Kirkuk is claimed by some local Kurdish leaders as the "Kurdish Jerusalem," and viewed as the economic and political hub of any future Kurdish entity or state. More immediately, Kurdish officials have reiterated the intention of tens of thousands of Kurds to return to the city after having been driven out under Saddam's policy of "forced Arabization," a program of ethnic cleansing designed to reinforce Baghdad's own claims on the city. But Turkey views Kirkuk as the rightful property of Iraq's tiny Turkman minority, which has close ties to Ankara and whose historic conflict with the Kurds has at times erupted in bloodshed.

The fate of Kirkuk has loomed large in Turkish negotiations with Washington, and, needless to say, there's not much in the Turkish position for the Kurds to love. Their initial response to the suggestion of even a small Turkish buffer zone 15 miles inside Iraqi Kurdistan was to demand that Turkish troops there be placed under U.S. command — a demand rejected by Turkey, and which the U.S. has reportedly been forced by Ankara's resistance to drop. Kurdish leaders have warned that any Turkish troops in Iraqi Kurdistan would be regarded as invaders. In order to forestall the prospect for a clash between the Kurds and Turkey, the U.S. military may be inclined to seize and occupy the town early in the war. While averting a Kurd-Turk battle for the city, that would nonetheless leave the U.S. forced to adjudicate between the competing claims of two of its allies — a dilemma that may capture in microcosm the larger challenge of managing a post-Saddam Iraq.

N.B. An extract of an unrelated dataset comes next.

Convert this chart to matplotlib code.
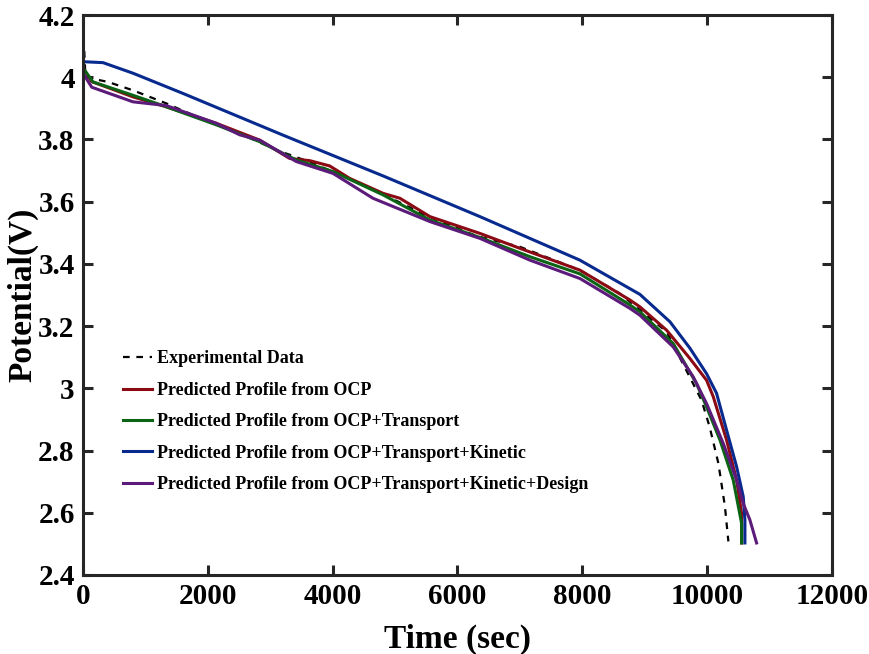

The recent Afghanistan campaign offered an unhappy precedent of Washington managing the competing claims of rival allies. Mindful of the concerns of Pakistan, the Bush administration had implored the Northern Alliance (traditionally backed by Pakistan's enemies) to stay out of the Afghan capital, Kabul, after the Taliban fled. But in the heat of battle, there was no way of stopping the key U.S. proxy force from pursuing its own agenda against Washington's wishes, helping set the stage for the current unstable equilibrium in post-Taliban Afghanistan. Now, the Kurdish "peshmerga" appear to have copied the Northern Alliance strategy.

Unlike the 1991 Gulf War whose objective had been to simply restore the Kuwaiti monarchy, an invasion of Iraq to oust Saddam requires that the U.S. actively remakes the Iraqi state. Saddam's regime has brutally suppressed a potentially fearsome array of regional, political and ethnic tensions, many of which can be used to help bring it down. But the nightmare facing any occupying power is how easily it can find itself satisfying no one and making enemies of erstwhile allies. The evolving situation in northern Iraq right now is a reminder that winning the peace in Iraq will almost inevitably be harder than winning the war.